>> start

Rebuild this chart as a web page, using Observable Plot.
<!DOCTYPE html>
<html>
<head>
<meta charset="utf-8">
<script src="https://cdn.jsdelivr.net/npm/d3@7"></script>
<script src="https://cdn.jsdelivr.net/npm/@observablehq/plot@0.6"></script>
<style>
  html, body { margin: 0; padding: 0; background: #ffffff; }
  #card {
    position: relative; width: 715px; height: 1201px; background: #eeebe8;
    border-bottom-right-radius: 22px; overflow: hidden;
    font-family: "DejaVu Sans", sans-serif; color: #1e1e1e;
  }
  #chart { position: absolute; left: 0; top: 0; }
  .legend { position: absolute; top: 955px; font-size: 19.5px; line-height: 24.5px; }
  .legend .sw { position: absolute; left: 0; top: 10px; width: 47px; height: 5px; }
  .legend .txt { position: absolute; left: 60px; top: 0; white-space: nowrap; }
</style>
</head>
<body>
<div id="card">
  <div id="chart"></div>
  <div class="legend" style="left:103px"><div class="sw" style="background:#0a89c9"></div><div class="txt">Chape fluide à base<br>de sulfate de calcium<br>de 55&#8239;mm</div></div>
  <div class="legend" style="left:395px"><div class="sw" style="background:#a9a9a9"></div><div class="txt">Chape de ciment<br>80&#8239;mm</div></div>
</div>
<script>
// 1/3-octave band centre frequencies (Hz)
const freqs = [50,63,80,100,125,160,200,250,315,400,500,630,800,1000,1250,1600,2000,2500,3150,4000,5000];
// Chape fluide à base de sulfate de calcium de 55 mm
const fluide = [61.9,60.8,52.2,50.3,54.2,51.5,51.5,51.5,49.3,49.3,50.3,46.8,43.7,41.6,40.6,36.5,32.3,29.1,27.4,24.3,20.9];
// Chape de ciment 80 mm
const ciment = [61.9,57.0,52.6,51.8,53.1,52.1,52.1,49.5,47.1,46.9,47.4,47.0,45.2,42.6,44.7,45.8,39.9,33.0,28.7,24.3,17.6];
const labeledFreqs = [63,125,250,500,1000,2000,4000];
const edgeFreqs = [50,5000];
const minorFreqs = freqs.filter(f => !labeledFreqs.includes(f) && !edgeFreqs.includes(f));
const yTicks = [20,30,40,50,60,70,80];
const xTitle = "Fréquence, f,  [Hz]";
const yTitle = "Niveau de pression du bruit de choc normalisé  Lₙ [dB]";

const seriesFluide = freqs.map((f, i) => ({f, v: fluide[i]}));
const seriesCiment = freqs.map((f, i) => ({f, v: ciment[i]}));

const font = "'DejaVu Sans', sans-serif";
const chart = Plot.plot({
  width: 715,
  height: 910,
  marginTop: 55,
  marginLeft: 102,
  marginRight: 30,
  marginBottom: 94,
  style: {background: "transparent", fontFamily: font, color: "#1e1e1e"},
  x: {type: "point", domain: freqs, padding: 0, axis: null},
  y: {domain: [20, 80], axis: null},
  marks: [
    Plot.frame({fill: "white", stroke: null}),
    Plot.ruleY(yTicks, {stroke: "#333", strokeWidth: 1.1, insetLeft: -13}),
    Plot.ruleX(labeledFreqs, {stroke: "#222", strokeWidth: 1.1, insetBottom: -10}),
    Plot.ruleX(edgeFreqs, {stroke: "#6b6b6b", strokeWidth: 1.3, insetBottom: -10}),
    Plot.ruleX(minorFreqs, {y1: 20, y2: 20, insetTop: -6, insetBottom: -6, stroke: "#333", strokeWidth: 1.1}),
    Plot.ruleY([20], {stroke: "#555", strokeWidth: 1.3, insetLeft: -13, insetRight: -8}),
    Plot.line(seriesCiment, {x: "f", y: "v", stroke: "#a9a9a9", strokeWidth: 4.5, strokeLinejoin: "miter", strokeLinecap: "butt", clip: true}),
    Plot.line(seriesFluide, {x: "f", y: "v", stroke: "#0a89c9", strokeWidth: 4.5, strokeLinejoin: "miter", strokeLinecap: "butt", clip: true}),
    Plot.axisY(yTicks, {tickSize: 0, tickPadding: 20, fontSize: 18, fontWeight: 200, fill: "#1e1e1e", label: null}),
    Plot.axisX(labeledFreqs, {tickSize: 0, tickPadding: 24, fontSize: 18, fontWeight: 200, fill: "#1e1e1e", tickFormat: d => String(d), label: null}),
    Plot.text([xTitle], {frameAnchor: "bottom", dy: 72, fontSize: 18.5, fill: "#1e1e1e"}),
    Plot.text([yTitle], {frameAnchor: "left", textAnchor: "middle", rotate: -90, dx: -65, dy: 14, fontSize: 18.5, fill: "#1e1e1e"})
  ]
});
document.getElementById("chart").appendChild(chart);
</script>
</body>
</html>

>> end

## What the task requires
Give back all the data exactly as written.

## Worked answer
Rebuild this chart as a web page, using Observable Plot.
<!DOCTYPE html>
<html>
<head>
<meta charset="utf-8">
<script src="https://cdn.jsdelivr.net/npm/d3@7"></script>
<script src="https://cdn.jsdelivr.net/npm/@observablehq/plot@0.6"></script>
<style>
  html, body { margin: 0; padding: 0; background: #ffffff; }
  #card {
    position: relative; width: 715px; height: 1201px; background: #eeebe8;
    border-bottom-right-radius: 22px; overflow: hidden;
    font-family: "DejaVu Sans", sans-serif; color: #1e1e1e;
  }
  #chart { position: absolute; left: 0; top: 0; }
  .legend { position: absolute; top: 955px; font-size: 19.5px; line-height: 24.5px; }
  .legend .sw { position: absolute; left: 0; top: 10px; width: 47px; height: 5px; }
  .legend .txt { position: absolute; left: 60px; top: 0; white-space: nowrap; }
</style>
</head>
<body>
<div id="card">
  <div id="chart"></div>
  <div class="legend" style="left:103px"><div class="sw" style="background:#0a89c9"></div><div class="txt">Chape fluide à base<br>de sulfate de calcium<br>de 55&#8239;mm</div></div>
  <div class="legend" style="left:395px"><div class="sw" style="background:#a9a9a9"></div><div class="txt">Chape de ciment<br>80&#8239;mm</div></div>
</div>
<script>
// 1/3-octave band centre frequencies (Hz)
const freqs = [50,63,80,100,125,160,200,250,315,400,500,630,800,1000,1250,1600,2000,2500,3150,4000,5000];
// Chape fluide à base de sulfate de calcium de 55 mm
const fluide = [61.9,60.8,52.2,50.3,54.2,51.5,51.5,51.5,49.3,49.3,50.3,46.8,43.7,41.6,40.6,36.5,32.3,29.1,27.4,24.3,20.9];
// Chape de ciment 80 mm
const ciment = [61.9,57.0,52.6,51.8,53.1,52.1,52.1,49.5,47.1,46.9,47.4,47.0,45.2,42.6,44.7,45.8,39.9,33.0,28.7,24.3,17.6];
const labeledFreqs = [63,125,250,500,1000,2000,4000];
const edgeFreqs = [50,5000];
const minorFreqs = freqs.filter(f => !labeledFreqs.includes(f) && !edgeFreqs.includes(f));
const yTicks = [20,30,40,50,60,70,80];
const xTitle = "Fréquence, f,  [Hz]";
const yTitle = "Niveau de pression du bruit de choc normalisé  Lₙ [dB]";

const seriesFluide = freqs.map((f, i) => ({f, v: fluide[i]}));
const seriesCiment = freqs.map((f, i) => ({f, v: ciment[i]}));

const font = "'DejaVu Sans', sans-serif";
const chart = Plot.plot({
  width: 715,
  height: 910,
  marginTop: 55,
  marginLeft: 102,
  marginRight: 30,
  marginBottom: 94,
  style: {background: "transparent", fontFamily: font, color: "#1e1e1e"},
  x: {type: "point", domain: freqs, padding: 0, axis: null},
  y: {domain: [20, 80], axis: null},
  marks: [
    Plot.frame({fill: "white", stroke: null}),
    Plot.ruleY(yTicks, {stroke: "#333", strokeWidth: 1.1, insetLeft: -13}),
    Plot.ruleX(labeledFreqs, {stroke: "#222", strokeWidth: 1.1, insetBottom: -10}),
    Plot.ruleX(edgeFreqs, {stroke: "#6b6b6b", strokeWidth: 1.3, insetBottom: -10}),
    Plot.ruleX(minorFreqs, {y1: 20, y2: 20, insetTop: -6, insetBottom: -6, stroke: "#333", strokeWidth: 1.1}),
    Plot.ruleY([20], {stroke: "#555", strokeWidth: 1.3, insetLeft: -13, insetRight: -8}),
    Plot.line(seriesCiment, {x: "f", y: "v", stroke: "#a9a9a9", strokeWidth: 4.5, strokeLinejoin: "miter", strokeLinecap: "butt", clip: true}),
    Plot.line(seriesFluide, {x: "f", y: "v", stroke: "#0a89c9", strokeWidth: 4.5, strokeLinejoin: "miter", strokeLinecap: "butt", clip: true}),
    Plot.axisY(yTicks, {tickSize: 0, tickPadding: 20, fontSize: 18, fontWeight: 200, fill: "#1e1e1e", label: null}),
    Plot.axisX(labeledFreqs, {tickSize: 0, tickPadding: 24, fontSize: 18, fontWeight: 200, fill: "#1e1e1e", tickFormat: d => String(d), label: null}),
    Plot.text([xTitle], {frameAnchor: "bottom", dy: 72, fontSize: 18.5, fill: "#1e1e1e"}),
    Plot.text([yTitle], {frameAnchor: "left", textAnchor: "middle", rotate: -90, dx: -65, dy: 14, fontSize: 18.5, fill: "#1e1e1e"})
  ]
});
document.getElementById("chart").appendChild(chart);
</script>
</body>
</html>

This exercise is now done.